Everyday innovation

In response to the pffft of the Economist’s Project Red Stripe effort in innovation and the discussion around it, Suw Charman gives her best advice about innovation, saying it needs to come from seeing a need and solving it, from people who are in the mines and not from teams separated from the action: innovation over there vs. innovation here.

I agree. But there is still the question of whether incumbent organizations can innovate, whether they will do best getting their innovation from within or acquiring it, whether innovation also must be protected, like a hothouse flower, from the cold wind of a corporation’s structure and politics. I remember Barry Diller talking with Terry Semel at an event, saying that even their new companies were too old to invent and had to acquire invention (Semel quibbled, saying that their companies can innovate and Diller said he was talking about invention; I’m not sure what the distinction is other than politeness on stage).

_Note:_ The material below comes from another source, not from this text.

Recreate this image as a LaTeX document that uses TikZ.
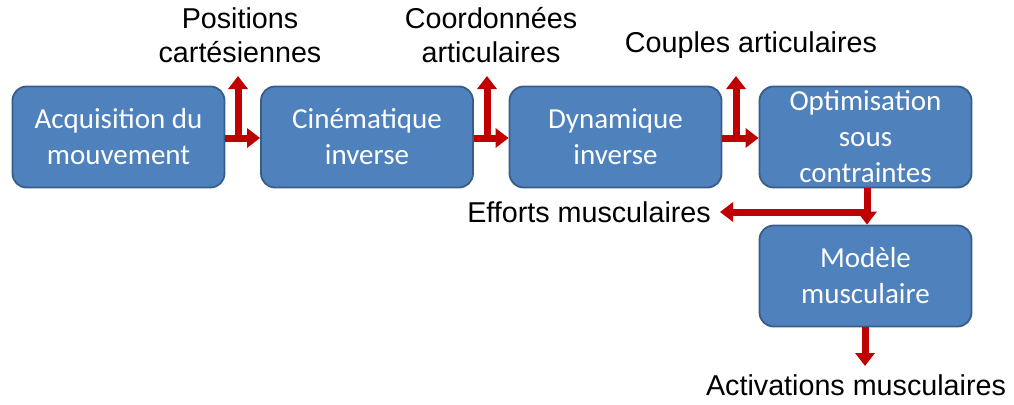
\documentclass[tikz,border=0pt]{standalone}
\usepackage{fontspec}
\setmainfont{Liberation Sans}
\newfontfamily\boxfont{Carlito}
\usetikzlibrary{arrows.meta}
\definecolor{boxfill}{HTML}{4F81BD}
\definecolor{boxline}{HTML}{385D8A}
\definecolor{arr}{HTML}{C00000}
\tikzset{
  blk/.style={draw=boxline, line width=1.8pt, fill=boxfill, rounded corners=14pt,
    minimum width=212pt, minimum height=101pt, inner sep=0pt, align=center,
    text=white, font=\boxfont\fontsize{29}{36}\selectfont},
  lbl/.style={align=center, font=\fontsize{28.7}{34}\selectfont, inner sep=0pt},
  flow/.style={draw=arr, line width=7pt, -{Triangle[width=19pt,length=13pt]}}
}
\begin{document}
\begin{tikzpicture}[x=1pt,y=-1pt]
\useasboundingbox (0,0) rectangle (1014,404);
\node[blk] (b1) at (118.5,137) {Acquisition du\\mouvement};
\node[blk] (b2) at (367,137) {Cinématique\\inverse};
\node[blk] (b3) at (615.5,137) {Dynamique\\inverse};
\node[blk] (b4) at (865.5,137) {Optimisation\\sous\\contraintes};
\node[blk] (b5) at (865.5,276) {Modèle\\musculaire};
\node[lbl] (l1) at (240,35) {Positions\\cartésiennes};
\node[lbl] (l2) at (491,35) {Coordonnées\\articulaires};
\node[lbl] (l3) at (751,45) {Couples articulaires};
\node[lbl, anchor=east] (l4) at (711,212) {Efforts musculaires};
\node[lbl] (l5) at (856,385) {Activations musculaires};
\coordinate (j1) at (238,138);
\coordinate (t1) at (238,76);
\coordinate (j2) at (487,138);
\coordinate (t2) at (487,76);
\coordinate (j3) at (736,138);
\coordinate (t3) at (736,76);
\coordinate (j4) at (867,212);
\coordinate (t4) at (720,212);
\coordinate (t5) at (865,366);
\draw[flow] (b1.east |- j1) -- (b2.west |- j1);
\draw[flow] (j1) -- (t1);
\draw[flow] (b2.east |- j2) -- (b3.west |- j2);
\draw[flow] (j2) -- (t2);
\draw[flow] (b3.east |- j3) -- (b4.west |- j3);
\draw[flow] (j3) -- (t3);
\draw[flow] (b4.south -| j4) -- (b5.north -| j4);
\draw[flow] (j4) -- (t4);
\draw[flow] (b5.south -| t5) -- (t5);
\end{tikzpicture}
\end{document}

The best way to innovate is from within, opening up a culture that not only lets but encourages people to see problems and try new ways to solve them. But the harsh truth is, of course, that the default in organizations is to fear and stomp out change. The uncertainty caused by making change is worse than that of letting change happen to you; illogical but true.

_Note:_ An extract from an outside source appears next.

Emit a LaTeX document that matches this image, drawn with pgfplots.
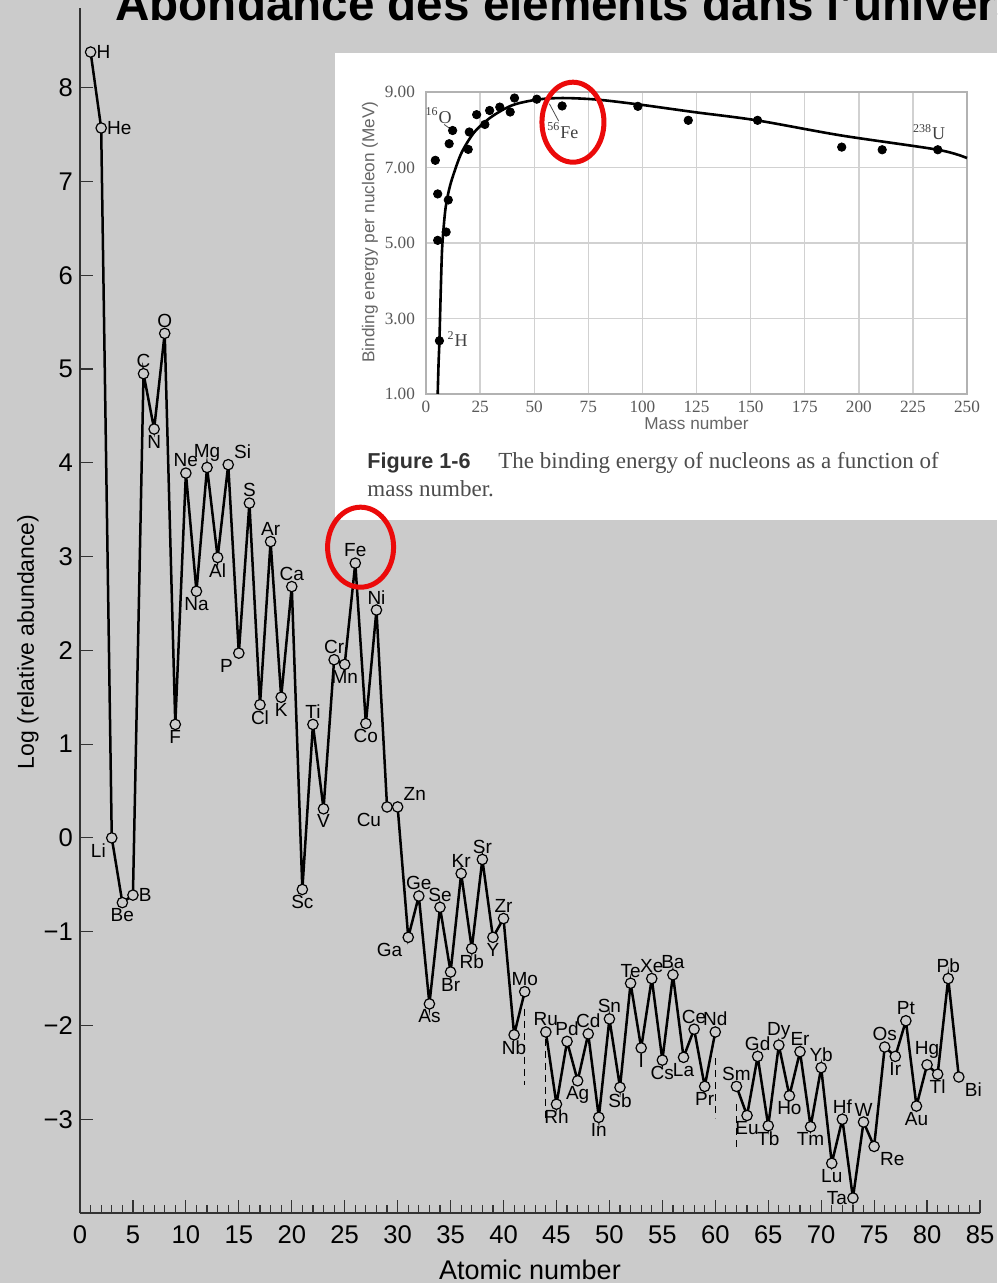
\documentclass[border=0pt]{standalone}
\usepackage{fontspec}
\setmainfont{Liberation Sans}
\newfontfamily\serif{Liberation Serif}
\usepackage{pgfplots}
\usepackage{pgfplotstable}
\pgfplotsset{compat=1.18}
\definecolor{bg}{RGB}{203,203,203}
\definecolor{redc}{RGB}{235,10,10}

% log relative abundance by atomic number
\pgfplotstableread{
Z v
1 8.38
2 7.57
3 0.00
4 -0.69
5 -0.61
6 4.95
7 4.36
8 5.38
9 1.21
10 3.89
11 2.63
12 3.95
13 2.99
14 3.98
15 1.97
16 3.57
17 1.42
18 3.16
19 1.50
20 2.68
21 -0.55
22 1.21
23 0.31
24 1.90
25 1.85
26 2.93
27 1.22
28 2.43
29 0.33
30 0.33
31 -1.06
32 -0.62
33 -1.77
34 -0.74
35 -1.43
36 -0.38
37 -1.18
38 -0.23
39 -1.06
40 -0.86
41 -2.10
42 -1.64
44 -2.07
45 -2.84
46 -2.17
47 -2.59
48 -2.09
49 -2.98
50 -1.93
51 -2.66
52 -1.55
53 -2.24
54 -1.50
55 -2.37
56 -1.46
57 -2.34
58 -2.04
59 -2.65
60 -2.07
62 -2.65
63 -2.96
64 -2.33
65 -3.07
66 -2.21
67 -2.75
68 -2.28
69 -3.08
70 -2.45
71 -3.47
72 -3.00
73 -3.84
74 -3.03
75 -3.29
76 -2.23
77 -2.33
78 -1.95
79 -2.86
80 -2.42
81 -2.52
82 -1.50
83 -2.55
}\abund

% labels above the point
\pgfplotstableread{
Z v lab
6 4.95 C
8 5.38 O
10 3.89 Ne
12 3.95 Mg
16 3.57 S
18 3.16 Ar
20 2.68 Ca
22 1.21 Ti
24 1.90 Cr
26 2.93 Fe
28 2.43 Ni
32 -0.62 Ge
34 -0.74 Se
36 -0.38 Kr
38 -0.23 Sr
40 -0.86 Zr
42 -1.64 Mo
44 -2.07 Ru
46 -2.17 Pd
48 -2.09 Cd
50 -1.93 Sn
52 -1.55 Te
54 -1.50 Xe
56 -1.46 Ba
58 -2.04 Ce
60 -2.07 Nd
62 -2.65 Sm
64 -2.33 Gd
66 -2.21 Dy
68 -2.28 Er
70 -2.45 Yb
72 -3.00 Hf
74 -3.03 W
76 -2.23 Os
78 -1.95 Pt
80 -2.42 Hg
82 -1.50 Pb
}\labS

% labels below the point
\pgfplotstableread{
Z v lab
4 -0.69 Be
7 4.36 N
9 1.21 F
11 2.63 Na
13 2.99 Al
17 1.42 Cl
19 1.50 K
21 -0.55 Sc
23 0.31 V
25 1.85 Mn
27 1.22 Co
33 -1.77 As
35 -1.43 Br
37 -1.18 Rb
39 -1.06 Y
41 -2.10 Nb
45 -2.84 Rh
47 -2.59 Ag
49 -2.98 In
51 -2.66 Sb
53 -2.24 I
55 -2.37 Cs
57 -2.34 La
59 -2.65 Pr
63 -2.96 Eu
65 -3.07 Tb
67 -2.75 Ho
69 -3.08 Tm
71 -3.47 Lu
77 -2.33 Ir
79 -2.86 Au
81 -2.52 Tl
}\labN

\pgfplotstableread{
Z v lab
1 8.38 H
2 7.57 He
5 -0.61 B
}\labW

\pgfplotstableread{
Z v lab
3 0.00 Li
15 1.97 P
29 0.33 Cu
31 -1.06 Ga
}\labNE

\pgfplotstableread{
Z v lab
14 3.98 Si
30 0.33 Zn
}\labSW

\pgfplotstableread{
Z v lab
75 -3.29 Re
83 -2.55 Bi
}\labNW

\pgfplotstableread{
Z v lab
73 -3.84 Ta
}\labE

\pgfplotstableread{
A E
4.3 7.19
5.4 6.30
5.4 5.07
6.2 2.41
9.3 5.29
10.3 6.14
10.7 7.63
12.3 7.98
19.5 7.48
20.0 7.94
23.4 8.40
27.2 8.14
29.4 8.51
34.1 8.60
38.9 8.47
40.9 8.84
51.2 8.81
62.9 8.63
97.9 8.62
121.2 8.25
153.2 8.25
192.1 7.54
210.8 7.47
236.5 7.47
}\bedots

\pgfplotstableread{
A E
5.4 1.0
5.8 1.8
6.2 2.41
6.8 3.7
7.4 4.80
8.2 5.45
9.1 5.95
10.6 6.40
12.6 6.80
16.5 7.40
22.4 7.94
30.2 8.34
39.9 8.65
51.6 8.80
63.2 8.84
78.8 8.80
98.3 8.67
123.6 8.47
152.8 8.25
191.7 7.85
236.5 7.47
250 7.25
}\becurve

\pgfplotsset{
  elemplot/.style={black, line width=1.25pt, mark=*, mark size=2.6pt,
    mark options={fill=bg, draw=black, line width=0.6pt, solid}},
  elemlab/.style={draw=none, mark=none, point meta=explicit symbolic, nodes near coords,
    every node near coord/.style={anchor=#1, font=\fontsize{9.5}{10}\selectfont, inner sep=2.8pt, text=black}},
}

\begin{document}
\begin{tikzpicture}[x=1pt,y=1pt]
\useasboundingbox (0,0) rectangle (498.5,641.5);
\clip (0,0) rectangle (498.5,641.5);
\fill[bg] (0,0) rectangle (498.5,641.5);
\node[anchor=base west, inner sep=0, font=\fontsize{23.8}{26}\selectfont\bfseries] at (57.5,631) {Abondance des éléments dans l'univers};

\begin{axis}[
 at={(40pt,35pt)}, anchor=south west, scale only axis, width=450pt, height=602.5pt,
 xmin=0, xmax=85, ymin=-4, ymax=8.85,
 axis x line=bottom, axis y line=left,
 axis line style={-, black!80, line width=0.6pt},
 xtick={0,5,...,85}, minor x tick num=4,
 ytick={-3,...,8}, yticklabels={−3,−2,−1,0,1,2,3,4,5,6,7,8},
 tick align=inside, major tick length=6.5pt, minor tick length=3.8pt,
 every tick/.style={black!80, line width=0.6pt},
 ticklabel style={font=\fontsize{12.8}{14}\selectfont},
 xticklabel style={yshift=-3pt},
 /pgf/number format/assume math mode=true,
 xlabel={Atomic number}, ylabel={Log (relative abundance)},
 xlabel style={at={(axis description cs:0.5,-0.0548)}, anchor=base, font=\fontsize{13.5}{15}\selectfont},
 ylabel style={at={(axis description cs:-0.0578,0.474)}, anchor=center, font=\fontsize{11.5}{13}\selectfont},
 clip=false,
]
\addplot[elemplot, restrict x to domain=1:42] table[x=Z, y=v]{\abund};
\addplot[elemplot, restrict x to domain=44:60] table[x=Z, y=v]{\abund};
\addplot[elemplot, restrict x to domain=62:83] table[x=Z, y=v]{\abund};
\addplot[black, line width=0.6pt, dash pattern=on 3.5pt off 2.5pt] coordinates {(42,-1.82) (42,-2.63)};
\addplot[black, line width=0.6pt, dash pattern=on 3.5pt off 2.5pt] coordinates {(44,-2.14) (44,-3.02)};
\addplot[black, line width=0.6pt, dash pattern=on 3.5pt off 2.5pt] coordinates {(60,-2.35) (60,-2.99)};
\addplot[black, line width=0.6pt, dash pattern=on 3.5pt off 2.5pt] coordinates {(62,-2.84) (62,-3.31)};
\addplot[elemlab=south] table[x=Z, y=v, meta=lab]{\labS};
\addplot[elemlab=north] table[x=Z, y=v, meta=lab]{\labN};
\addplot[elemlab=west] table[x=Z, y=v, meta=lab]{\labW};
\addplot[elemlab=north east] table[x=Z, y=v, meta=lab]{\labNE};
\addplot[elemlab=south west] table[x=Z, y=v, meta=lab]{\labSW};
\addplot[elemlab=north west] table[x=Z, y=v, meta=lab]{\labNW};
\addplot[elemlab=east] table[x=Z, y=v, meta=lab]{\labE};
\coordinate (fe) at (axis cs:26.5,3.1);
\end{axis}

\fill[white] (167.5,381.5) rectangle (500,615);

\begin{axis}[
 at={(213pt,444.5pt)}, anchor=south west, scale only axis, width=270.5pt, height=151pt,
 xmin=0, xmax=250, ymin=1, ymax=9,
 xtick={0,25,...,250}, ytick={1,3,5,7,9},
 grid=major, grid style={black!18, line width=0.7pt},
 axis line style={black!30, line width=0.7pt},
 major tick length=0pt,
 ticklabel style={font=\serif\fontsize{8.6}{10}\selectfont, text=black!65},
 yticklabel style={xshift=-2pt, /pgf/number format/fixed, /pgf/number format/fixed zerofill, /pgf/number format/precision=2},
 /pgf/number format/assume math mode=true,
 xlabel={Mass number}, ylabel={Binding energy per nucleon (MeV)},
 label style={font=\fontsize{8.6}{10}\selectfont, text=black!60},
 xlabel style={at={(axis description cs:0.5,-0.096)}, anchor=center},
 ylabel style={at={(axis description cs:-0.1035,0.536)}, anchor=center},
 clip=false,
]
\addplot[black, line width=1.3pt, smooth] table[x=A, y=E]{\becurve};
\addplot[only marks, mark=*, mark size=2.1pt, black] table[x=A, y=E]{\bedots};
\node[font=\serif\fontsize{9}{10}\selectfont, text=black!75, inner sep=0] at (axis cs:5.8,8.38) {\textsuperscript{16}O};
\draw[black!70, line width=0.4pt] (axis cs:8.4,8.14) -- (axis cs:12.3,7.98);
\node[font=\serif\fontsize{9}{10}\selectfont, text=black!75, inner sep=0] at (axis cs:63.2,7.98) {\textsuperscript{56}Fe};
\draw[black!70, line width=0.4pt] (axis cs:57,8.69) -- (axis cs:61.3,8.23);
\node[font=\serif\fontsize{9}{10}\selectfont, text=black!75, inner sep=0] at (axis cs:232.5,7.94) {\textsuperscript{238}U};
\node[font=\serif\fontsize{9}{10}\selectfont, text=black!75, inner sep=0] at (axis cs:14.6,2.46) {\textsuperscript{2}H};
\coordinate (bfe) at (axis cs:67.9,8.2);
\end{axis}

\node[anchor=base west, inner sep=0, font=\bfseries\fontsize{10.8}{12}\selectfont, text=black!80] at (183.5,407) {Figure 1-6};
\node[anchor=base west, inner sep=0, font=\serif\fontsize{11.5}{13}\selectfont, text=black!70] at (249,407) {The binding energy of nucleons as a function of};
\node[anchor=base west, inner sep=0, font=\serif\fontsize{11.5}{13}\selectfont, text=black!70] at (183.5,393) {mass number.};

\draw[redc, line width=2.5pt] (fe) ellipse [x radius=16.5pt, y radius=20pt];
\draw[redc, line width=2.5pt] (bfe) ellipse [x radius=15.5pt, y radius=20pt];
\end{tikzpicture}
\end{document}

So I think there is a need sometimes to take people who are ready to make change and to build some sort of net around them to experiment without fear or the crushing pressure of corporate inertia. Maybe the Economist should have sent their team off not with the magnificently open challenge — create something innovative and of the web; that was it — but instead with a problem to solve and a few hypotheses to try out.

The other way to acquire innovation is to acquire innovative companies; that is what Yahoo has done (but if the culture is not open to innovation, even that won’t work).

I’m working on the idea of an incubator for innovation in journalism and media and wonder what form it should take: who should come with what ideas and what needs and how their work should be nurtured but also exposed to the hard problems they are trying to solve — and how to relate them and their work to the organizations that so badly need their innovation.

I’d be eager to hear your thoughts on that.